Amber Davis Tourlentes

Tourlentes grew up in the 70s–80s in the gay community with her father. For thirteen years she has photographed the same-sex parented family movement, including her own extended family. The photographic projects investigates the reworking of not only gender but also ethnic, religious, and cultural/class roles for family life, lobbyist groups, coalitions and corporate sponsorship and the portrayal of shifting LGBT community in the media. Unexpectedly, so far in this body of work, class more than gender has emerged as a defining family social structure. Tourlentes’s current work examines the processes of identification and inclusion as evidenced with the corporate “swag” handed out during Gay Pride Parades; collected beginning in 2000 until the present. The swag marketed to the LGBT communities at Gay Pride Parades represents the mobility and the constant redefinition of the territory of political community and the effect of the increasing visibility of the LGBT family and lifestyle within the larger society.
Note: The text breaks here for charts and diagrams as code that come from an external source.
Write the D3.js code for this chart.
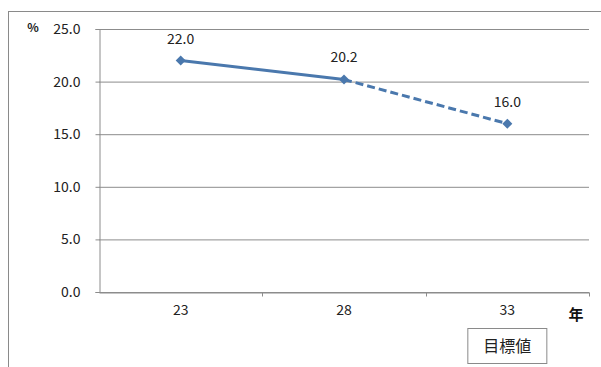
<!DOCTYPE html>
<html><head><meta charset="utf-8">
<script src="https://cdn.jsdelivr.net/npm/d3@7"></script>
<style>body{margin:0;background:#fff}svg{display:block}text{font-family:"Noto Sans CJK JP","Noto Sans",sans-serif}</style>
</head><body><svg id="c" width="601" height="367"></svg>
<script>
const years = ["23", "28", "33"];
const values = [22.0, 20.2, 16.0];
const actualYears = ["23", "28"];
const targetYears = ["28", "33"];
const yTicks = [0, 5, 10, 15, 20, 25];
const targetLabel = "目標値";

const svg = d3.select("#c");
svg.append("rect").attr("x", 8.5).attr("y", 11.5).attr("width", 600).attr("height", 360)
  .attr("fill", "#fff").attr("stroke", "#8a8a8a");

const m = {l: 99, r: 589, t: 29, b: 292};
const x = d3.scaleBand().domain(years).range([m.l, m.r]);
const y = d3.scaleLinear().domain([0, 25]).range([m.b, m.t]);

// gridlines
svg.append("g").selectAll("line").data(yTicks).join("line")
  .attr("x1", m.l).attr("x2", m.r).attr("y1", d => y(d) + 0.5).attr("y2", d => y(d) + 0.5)
  .attr("stroke", "#8c8c8c").attr("stroke-width", 1);

// y axis
const ya = svg.append("g").attr("transform", `translate(${m.l + 0.5},0)`)
  .call(d3.axisLeft(y).tickValues(yTicks).tickFormat(d3.format(".1f")).tickSize(4).tickPadding(15));
ya.select(".domain").attr("stroke", "#8c8c8c");
ya.selectAll(".tick line").attr("stroke", "#8c8c8c");
ya.selectAll(".tick text").attr("font-size", 14).attr("fill", "#222")
  .attr("font-family", "'Noto Sans CJK JP',sans-serif");

// x axis
const xa = svg.append("g").attr("transform", `translate(0,${m.b + 0.5})`)
  .call(d3.axisBottom(x).tickSize(0).tickPadding(13));
xa.select(".domain").attr("stroke", "#8c8c8c");
xa.selectAll(".tick text").attr("font-size", 14).attr("fill", "#222")
  .attr("font-family", "'Noto Sans CJK JP',sans-serif");
// category boundary ticks
const bounds = years.map(d => x(d) + x.bandwidth());
xa.append("g").selectAll("line").data(bounds).join("line")
  .attr("x1", d => Math.round(d) + 0.5).attr("x2", d => Math.round(d) + 0.5).attr("y1", 0).attr("y2", 4)
  .attr("stroke", "#8c8c8c");

const cx = d => x(d) + x.bandwidth() / 2;
const val = d => values[years.indexOf(d)];
const line = d3.line().x(d => cx(d)).y(d => y(val(d)));
const col = "#4a78ad";
svg.append("path").attr("d", line(actualYears)).attr("fill", "none")
  .attr("stroke", col).attr("stroke-width", 3);
svg.append("path").attr("d", line(targetYears)).attr("fill", "none")
  .attr("stroke", col).attr("stroke-width", 3).attr("stroke-dasharray", "8,4");

svg.append("g").selectAll("path").data(years).join("path")
  .attr("d", d3.symbol(d3.symbolSquare, 50))
  .attr("transform", d => `translate(${cx(d)},${y(val(d))}) rotate(45)`)
  .attr("fill", col);

svg.append("g").selectAll("text").data(years).join("text")
  .attr("x", d => cx(d)).attr("y", d => y(val(d)) - 17)
  .attr("text-anchor", "middle").attr("font-size", 14).attr("fill", "#222")
  .text(d => d3.format(".1f")(val(d)));

svg.append("text").attr("x", 33).attr("y", 32).attr("font-size", 12).attr("font-weight", "bold")
  .attr("text-anchor", "middle").attr("fill", "#222").text("%");
svg.append("text").attr("x", 576).attr("y", 320).attr("font-size", 15).attr("font-weight", "bold")
  .attr("text-anchor", "middle").attr("fill", "#111").text("年");

const bx = cx("33");
svg.append("rect").attr("x", bx - 39.5).attr("y", 328.5).attr("width", 79).attr("height", 35)
  .attr("fill", "#fff").attr("stroke", "#8a8a8a");
svg.append("text").attr("x", bx).attr("y", 352).attr("text-anchor", "middle")
  .attr("font-size", 16).attr("fill", "#222").text(targetLabel);
</script></body></html>
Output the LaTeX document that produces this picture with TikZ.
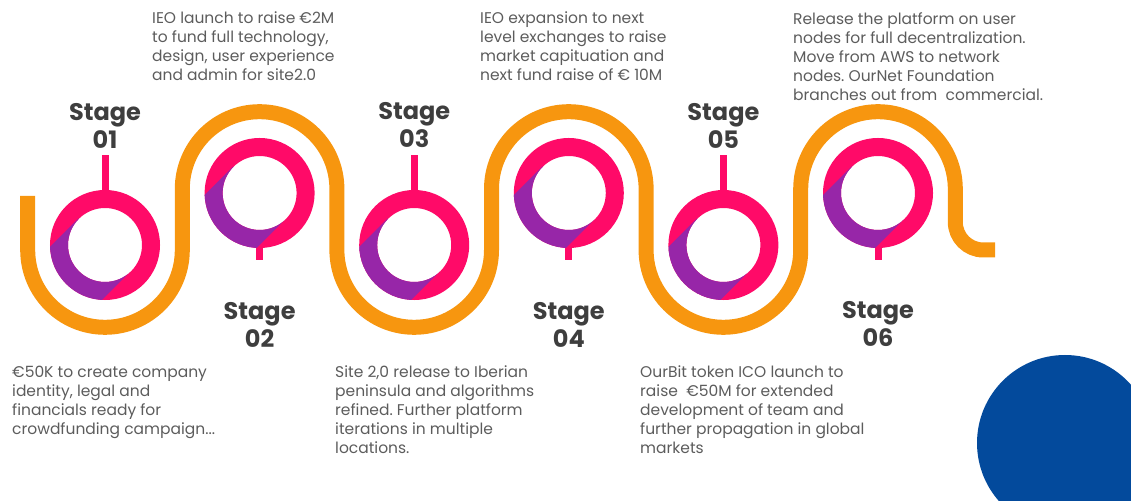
\documentclass[tikz,border=0pt]{standalone}
\usepackage{fontspec}
\setmainfont{Poppins}
\usepackage{tikz}
\usetikzlibrary{positioning,calc}
\frenchspacing
\definecolor{wavecol}{HTML}{F7960F}
\definecolor{ringcol}{HTML}{FF0A68}
\definecolor{ringpurple}{HTML}{9726A8}
\definecolor{dotblue}{HTML}{034A9C}
\definecolor{stagegray}{HTML}{3E3E3E}
\definecolor{descgray}{HTML}{5C5C5C}

\begin{document}
\begin{tikzpicture}[x=1pt,y=1pt,
  wave/.style={line width=15pt,wavecol},
  ring/.style={line width=18pt,ringcol},
  stem/.style={line width=7pt,ringcol},
  stagelbl/.style={align=center,text=stagegray,font=\fontsize{24}{28}\selectfont\bfseries},
  desc/.style={anchor=north west,inner sep=0pt,align=left,text=descgray,font=\fontsize{15.5}{19}\selectfont}]
\clip (0,0) rectangle (1131,500);
\fill[dotblue] (1065,57) circle(88);
\draw[wave] (27.7,304) -- (27.7,250)
  \foreach \i in {1,2}{ arc[start angle=180,end angle=360,radius=77.3] -- ++(0,61)
    arc[start angle=180,end angle=0,radius=77.3] -- ++(0,-61) }
  arc[start angle=180,end angle=360,radius=77.3] -- ++(0,61)
  arc[start angle=180,end angle=0,radius=77.3] -- ++(0,-33)
  arc[start angle=180,end angle=270,radius=28] -- (995,250);
\foreach \n/\x/\y in {1/105/255,2/259.6/307,3/414.2/255,4/568.8/307,5/723.4/255,6/878/307}
  \coordinate (c\n) at (\x,\y);
\foreach \n in {1,3,5}{
  \draw[stem] (c\n) ++(0,50) -- ++(0,40);
  \node[stagelbl] (s\n) at ($(c\n)+(0,119.5)$) {Stage\\0\n};
}
\foreach \n in {2,4,6}{
  \draw[stem] (c\n) ++(0,-50) -- ++(0,-17);
  \node[stagelbl] (s\n) at ($(c\n)+(0,-131.5)$) {Stage\\0\n};
}
\foreach \n in {1,...,6}{
  \draw[ring] (c\n) circle(46);
  \begin{scope}
    \clip (c\n) ++(-26.5,26.5) -- ++(52.5,-52.5) -- ++(-50,-50) -- ++(-52.5,52.5) -- cycle;
    \draw[ring,ringpurple] (c\n) circle(46);
  \end{scope}
}
\node[desc] (d1) at (12,134) {€50K to create company\\identity, legal and\\financials ready for\\crowdfunding campaign...};
\node[desc] (d2) at (152,488) {IEO launch to raise €2M\\to fund full technology,\\design, user experience\\and admin for site2.0};
\node[desc] (d3) at (335,134) {Site 2,0 release to Iberian\\peninsula and algorithms\\refined. Further platform\\iterations in multiple\\locations.};
\node[desc] (d4) at (480,488) {IEO expansion to next\\level exchanges to raise\\market capituation and\\next fund raise of € 10M};
\node[desc] (d5) at (640,134) {OurBit token ICO launch to\\raise \ €50M for extended\\development of team and\\further propagation in global\\markets};
\node[desc] (d6) at (793,488) {Release the platform on user\\nodes for full decentralization.\\Move from AWS to network\\nodes. OurNet Foundation\\branches out from \ commercial.};
\end{tikzpicture}
\end{document}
A native of Boston’s South End, Tourlentes received her MFA in Photography + Digital Media at the University of Massachusetts, Amherst. She has taught photography at Princeton University, Massachusetts College of Art, Emerson College & ProArts Consortium and School of the Museum of Fine Arts, Boston. Tourlentes’ solo and invited group exhibitions include Axiom Gallery, Lesley University, Smith College, Hampshire College, APE Gallery, WORKS, San Jose, Harvery Milk Institute, the Photographic Resource Center at Boston University, Circa Gallery in Montreal, Mills Gallery at the Boston Center for the Arts, ArtStrand in Provincetown, MA, and the Boston Public Library.